In August 2003 the US military announced the results of an enquiry into the incident, which concluded that the firing of the shell was legitimate because there was positive evidence they were under observation from attackers. Six months later Reporters Without Borders announced that, while they did not think there was a case against the three ground-level soldiers involved, they wanted to see an investigation launched into their superior officers.

In March 2006, the charges against Gibson were dismissed, but the Supreme Court of Spain overruled that decision in January 2007 and Gibson's arrest was reordered.

==Reactions to Couso's death==

The Pentagon acknowledged the source of the attack, alleging that the soldiers who fired on the hotel, under the command of Sergeant Thomas Gibson, were replying to enemy fire.

Following the death of Couso, there were protests in front of the American diplomatic posts in Spain and several civil and judicial actions in order to determine the liability of the people involved.

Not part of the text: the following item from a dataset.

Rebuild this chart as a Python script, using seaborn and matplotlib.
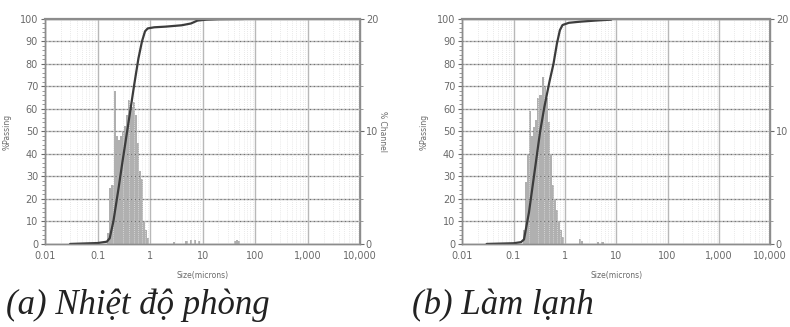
import numpy as np
import pandas as pd
import matplotlib
matplotlib.use('Agg')
import matplotlib.pyplot as plt
import seaborn as sns
from matplotlib.ticker import FixedLocator, FuncFormatter, MultipleLocator, LogLocator, NullFormatter


# DATA - (a) room temperature
size_a = [0.16, 0.175, 0.192, 0.21, 0.23, 0.252, 0.276, 0.302, 0.331, 0.363, 0.398,
          0.436, 0.478, 0.524, 0.574, 0.629, 0.69, 0.756, 0.828, 0.91,
          2.7, 5.0, 5.8, 6.9, 8.3, 40.0, 45.0, 50.0]
chan_a = [1.0, 5.0, 5.2, 13.6, 9.6, 9.2, 9.6, 10.0, 10.5, 11.5, 12.8,
          12.2, 12.6, 11.5, 9.0, 6.5, 5.8, 2.0, 1.2, 0.5,
          0.2, 0.3, 0.35, 0.35, 0.3, 0.3, 0.35, 0.25]
cum_x_a = [0.03, 0.1, 0.15, 0.17, 0.2, 0.25, 0.3, 0.4, 0.5, 0.6, 0.7, 0.8, 0.9,
           1.2, 2.0, 4.0, 6.0, 8.0, 12.0, 20.0, 60.0]
cum_y_a = [0.0, 0.4, 1.0, 2.5, 10.0, 24.5, 37.0, 56.0, 71.0, 82.5, 90.0, 94.5, 95.8,
           96.3, 96.6, 97.2, 98.0, 99.3, 99.7, 99.9, 100.0]

# DATA - (b) cooled
size_b = [0.16, 0.175, 0.192, 0.21, 0.23, 0.252, 0.276, 0.302, 0.331, 0.363, 0.398,
          0.436, 0.478, 0.524, 0.574, 0.629, 0.69, 0.756, 0.828, 0.91,
          1.9, 2.1, 4.5, 5.3]
chan_b = [1.2, 5.5, 8.0, 11.8, 9.6, 10.4, 11.0, 13.0, 13.2, 14.8, 14.0,
          13.0, 10.8, 8.0, 5.2, 4.0, 3.0, 2.0, 1.2, 0.6,
          0.4, 0.3, 0.2, 0.2]
cum_x_b = [0.03, 0.1, 0.14, 0.16, 0.2, 0.25, 0.33, 0.4, 0.5, 0.6, 0.7, 0.8, 0.9,
           1.2, 2.0, 4.0, 8.0]
cum_y_b = [0.0, 0.3, 0.8, 2.0, 14.0, 30.0, 50.0, 61.0, 72.0, 80.0, 89.0, 95.0, 97.3,
           98.3, 98.8, 99.3, 99.7]

xticks = [0.01, 0.1, 1, 10, 100, 1000, 10000]
xtick_labels = ['0.01', '0.1', '1', '10', '100', '1,000', '10,000']
captions = ['(a) Nhiệt độ phòng', '(b) Làm lạnh']

sns.set_style('white')
plt.rcParams['font.family'] = ['DejaVu Sans']

txt = '#6a6a6a'
grid_c = '#b8b8b8'


def panel(ax, sizes, chan, cx, cy, right_label=True):
    ax2 = ax.twinx()
    sns.histplot(x=sizes, weights=chan, binwidth=0.04, binrange=(-0.816, 2.0),
                 log_scale=True, color='#b0b0b0', alpha=1, linewidth=0, ax=ax2)
    ax2.set_ylim(0, 20)
    ax2.yaxis.set_major_locator(FixedLocator([0, 10, 20]))
    ax2.yaxis.set_minor_locator(MultipleLocator(2))
    # in (b) the right-hand label falls outside the picture
    ax2.set_ylabel('% Channel' if right_label else '', rotation=270, fontsize=5.5,
                   color=txt, labelpad=6)
    ax2.tick_params(axis='y', which='major', labelsize=7, colors=txt, length=3, pad=1)
    ax2.tick_params(axis='y', which='minor', length=2, colors='#888')

    ax.set_zorder(ax2.get_zorder() + 1)
    ax.patch.set_visible(False)

    sns.lineplot(x=cx, y=cy, ax=ax, color='#3c3c3c', lw=1.6)
    ax.set_xscale('log')
    ax.set_xlim(0.01, 10000)
    ax.set_ylim(0, 100)
    ax.xaxis.set_major_locator(FixedLocator(xticks))
    ax.xaxis.set_major_formatter(FuncFormatter(lambda v, p: xtick_labels[xticks.index(v)] if v in xticks else ''))
    ax.xaxis.set_minor_locator(LogLocator(base=10, subs=np.arange(2, 10), numticks=20))
    ax.xaxis.set_minor_formatter(NullFormatter())
    ax.yaxis.set_major_locator(MultipleLocator(10))
    ax.yaxis.set_minor_locator(MultipleLocator(2))

    ax.grid(which='major', axis='both', color=grid_c, lw=1.0, ls='-')
    ax.grid(which='minor', axis='x', color='#e2e2e2', lw=0.6, ls=(0, (1, 1.5)))
    for v in range(10, 100, 10):
        ax.axhline(v, color='#707070', lw=0.8, ls=(0, (1, 2.5)), zorder=1)

    ax.tick_params(axis='both', which='major', labelsize=7, colors=txt, length=3, pad=2)
    ax.tick_params(axis='both', which='minor', length=2, colors='#888')
    ax.set_xlabel('Size(microns)', fontsize=5.5, color=txt, labelpad=7)
    ax.set_ylabel('%Passing', fontsize=5.5, color=txt, labelpad=6)
    for a in (ax, ax2):
        for s in a.spines.values():
            s.set_color('#8c8c8c')
            s.set_linewidth(1.0)
    ax.spines['top'].set_linewidth(1.6)
    ax2.spines['right'].set_linewidth(1.4)


fig = plt.figure(figsize=(7.9, 3.27), dpi=100)
ax_a = fig.add_axes([0.057, 0.254, 0.399, 0.688])
ax_b = fig.add_axes([0.585, 0.254, 0.39, 0.688])

panel(ax_a, size_a, chan_a, cum_x_a, cum_y_a)
panel(ax_b, size_b, chan_b, cum_x_b, cum_y_b, right_label=False)

fig.text(0.008, 0.04, captions[0], family='Liberation Serif', style='italic',
         fontsize=25, color='#222222', va='baseline')
fig.text(0.522, 0.04, captions[1], family='Liberation Serif', style='italic',
         fontsize=25, color='#222222', va='baseline')

fig.savefig('out.png', dpi=100)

Up to now, there are still concentrations of people demanding justice on the 8th of each month in front of the United States Embassy in Madrid.

On 19 October 2005, the Audiencia Nacional of Spain opened a preliminary investigation with an international arrest warrant against three of the involved U.S. military personnel. During the investigation. it called as witnesses the journalists Olga Rodríguez, Jon Sistiaga and Carlos Hernández.

The Sala II de lo Penal of the Audiencia Nacional closed the investigation on 10 March 2006, saying that the event was an act of war, a decision which was appealed by the family of the deceased before the Tribunal Supremo. On 5 December 2006 the Supreme Court of Spain (Tribunal Supremo) unanimously granted the appeal by Couso's family against the decision by the Audiencia Nacional.

Santiago Pedraz, judge of the Audiencia Nacional, reactivated the international arrest warrant against the 3 military personnel on 16 January 2007, after a protracted battle against the state prosecutor. Pedraz accused the soldiers of murder and of a crime against the international community.

On 27 April 2007, the judge indicted the three soldiers on the count of murdering Couso. He also accused them of a crime against the international community on the basis of having attacked journalists. The Sala de lo Penal revoked this decision on 13 May 2008, backing the position of the state prosecutor, which asked for the case to be dismissed.

On 21 May 2009, Judge Pedraz indicted the 3 U.S. soldiers again.

On 29 July 2010, Judge Santiago Pedraz launched a search and arrest warrant against the 3 U.S. soldiers.